Create a config, a connector, and a source via the example below - note the
EhRecord
type parameter can be replaced with a case class that represents your
avro schema.
val consumer = ... // some Sink
...
...
...
// credentials and location
implicit val cfg: BlobConfig = BlobConfig(STORAGEACCOUNT, STORAGEKEY, CONTAINERNAME, STORAGEPATH)
// type parameter for avro deserialize - in this example: `EhRecord`
val connector: ActorRef = actorSystem.actorOf(AvroConnector.props[EhRecord])
val src = NaviBlob[EhRecord](connector)
...
...
...
src.runWith(consumer)
...
...
...
For line delimited text files, use the TextBlobConnector
connector actor:
...
...
...
val connector: ActorRef = actorSystem.actorOf(TextBlobConnector.props)
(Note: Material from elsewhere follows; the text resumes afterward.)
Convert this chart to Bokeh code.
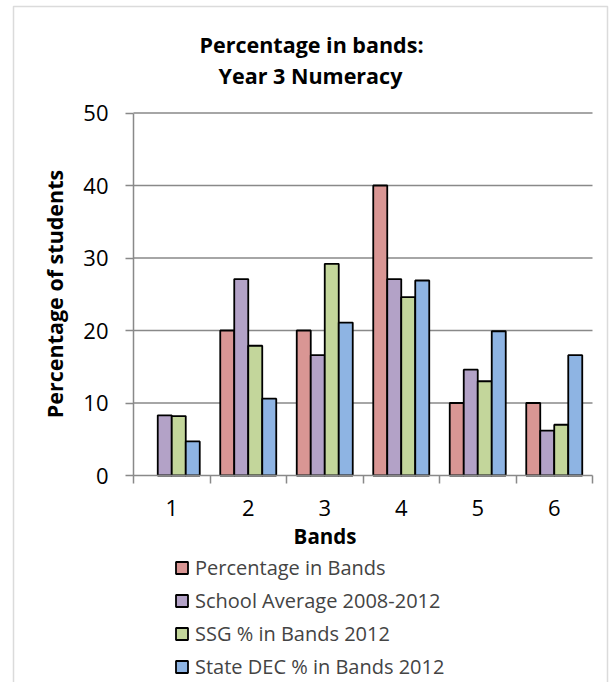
import math
import numpy as np
from bokeh.plotting import figure
from bokeh.models import (ColumnDataSource, FixedTicker, Label, Legend, LegendItem,
                          BoxAnnotation, Range1d, LinearAxis)
from bokeh.embed import file_html
from bokeh.resources import INLINE

# --- data -------------------------------------------------------------
bands = ["1", "2", "3", "4", "5", "6"]
series_names = ["Percentage in Bands", "School Average 2008-2012",
                "SSG % in Bands 2012", "State DEC % in Bands 2012"]
pct_in_bands = [0, 20, 20, 40, 10, 10]
school_avg = [8.3, 27.1, 16.6, 27.1, 14.6, 6.2]
ssg_pct = [8.2, 17.9, 29.2, 24.6, 13.0, 7.0]
state_dec_pct = [4.7, 10.6, 21.1, 26.9, 19.9, 16.6]
y_ticks = [0, 10, 20, 30, 40, 50]

series_values = [pct_in_bands, school_avg, ssg_pct, state_dec_pct]
colors = ["#D99694", "#B3A2C7", "#C3D69B", "#8EB4E3"]

GRAY = "#898989"
FONT = "Open Sans"
W, H = 610, 682
# plot area: band axis 0..6, value axis 0..50
PX_X = 76.5      # pixels per band
PX_Y = 7.25      # pixels per percent
X0, Y0 = 133, 475  # canvas position of the origin

p = figure(width=W, height=H, output_backend="svg", toolbar_location=None,
           x_range=Range1d(-X0 / PX_X, (W - X0) / PX_X),
           y_range=Range1d(-(H - Y0) / PX_Y, Y0 / PX_Y),
           x_axis_location=None, y_axis_location=None,
           min_border=0, background_fill_color="white", border_fill_color="white")
p.outline_line_color = None
p.grid.visible = False

# --- axes -------------------------------------------------------------
centers = np.arange(len(bands)) + 0.5

xaxis = LinearAxis(fixed_location=0, bounds=(0, len(bands)),
                   ticker=FixedTicker(ticks=list(centers),
                                      minor_ticks=list(range(len(bands) + 1))))
xaxis.major_label_overrides = {float(c): b for c, b in zip(centers, bands)}
xaxis.major_tick_out = 0
xaxis.major_tick_in = 0
xaxis.minor_tick_out = 8
xaxis.minor_tick_in = 0
xaxis.minor_tick_line_color = GRAY
xaxis.minor_tick_line_width = 1.5
xaxis.axis_line_color = GRAY
xaxis.axis_line_width = 1.5
xaxis.major_label_standoff = 16
xaxis.major_label_text_font = FONT
xaxis.major_label_text_font_size = "22px"
xaxis.major_label_text_color = "black"
p.add_layout(xaxis, "below")

yaxis = LinearAxis(fixed_location=0, bounds=(0, 50), ticker=FixedTicker(ticks=y_ticks))
yaxis.minor_tick_line_color = None
yaxis.major_tick_out = 8
yaxis.major_tick_in = 0
yaxis.major_tick_line_color = GRAY
yaxis.major_tick_line_width = 1.5
yaxis.axis_line_color = GRAY
yaxis.axis_line_width = 1.5
yaxis.major_label_standoff = 17
yaxis.major_label_text_font = FONT
yaxis.major_label_text_font_size = "22px"
yaxis.major_label_text_color = "black"
p.add_layout(yaxis, "left")

# horizontal gridlines across the band axis
grid_src = ColumnDataSource(dict(y=y_ticks[1:]))
p.segment(x0=0, x1=len(bands), y0="y", y1="y", source=grid_src,
          line_color=GRAY, line_width=1.5)

# --- bars -------------------------------------------------------------
bar_w = 0.183
offsets = [-1.5 * bar_w, -0.5 * bar_w, 0.5 * bar_w, 1.5 * bar_w]
legend_items = []
for name, vals, col, off in zip(series_names, series_values, colors, offsets):
    xs = [c + off for c, v in zip(centers, vals) if v > 0]
    tops = [v for v in vals if v > 0]
    src = ColumnDataSource(dict(x=xs, top=tops))
    r = p.vbar(x="x", top="top", bottom=0, width=bar_w, source=src,
               fill_color=col, line_color="black", line_width=1.8)
    legend_items.append(LegendItem(label=name, renderers=[r]))

# --- legend -----------------------------------------------------------
legend = Legend(items=legend_items, location=(174, 2),
                orientation="vertical", glyph_width=15, glyph_height=15,
                label_standoff=6, spacing=6, padding=0, margin=0,
                label_text_font=FONT, label_text_font_size="20px",
                border_line_color=None, background_fill_alpha=0)
p.add_layout(legend, "center")

# --- titles -----------------------------------------------------------
def ypx(cy):
    return (Y0 - cy) / PX_Y

def xpx(cx):
    return (cx - X0) / PX_X

title_kw = dict(text_font=FONT, text_font_style="bold", text_color="black",
                text_align="center", text_baseline="alphabetic")
p.add_layout(Label(x=xpx(311), y=ypx(44), text="Percentage in bands:",
                   text_font_size="21.5px", **title_kw))
p.add_layout(Label(x=xpx(310), y=ypx(75), text="Year 3 Numeracy",
                   text_font_size="21.5px", **title_kw))
p.add_layout(Label(x=xpx(324.5), y=ypx(535), text="Bands",
                   text_font_size="20.5px", **title_kw))
p.add_layout(Label(x=xpx(54), y=ypx(293.5), text="Percentage of students",
                   angle=math.pi / 2, text_font=FONT, text_font_style="bold",
                   text_font_size="21.5px", text_color="black",
                   text_align="center", text_baseline="middle"))

# --- chart border -----------------------------------------------------
p.add_layout(BoxAnnotation(left=xpx(13), right=xpx(607), top=ypx(6), bottom=ypx(700),
                           fill_alpha=0, line_color=GRAY, line_width=1.5))

open("out.html", "w").write(file_html(p, INLINE))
val src = NaviBlob[String](connector)
...
...
...
For GZIP'd jsonl text, use the GzipTextBlobConnector
connector actor:
...
...
...
val connector: ActorRef = actorSystem.actorOf(GzipTextBlobConnector.props)
val src = NaviBlob[String](connector)
...
...
...
sbt +publishLocalSigned
export GPG_TTY=$(tty)
sbt +publishSigned
sbt sonatypeReleaseAll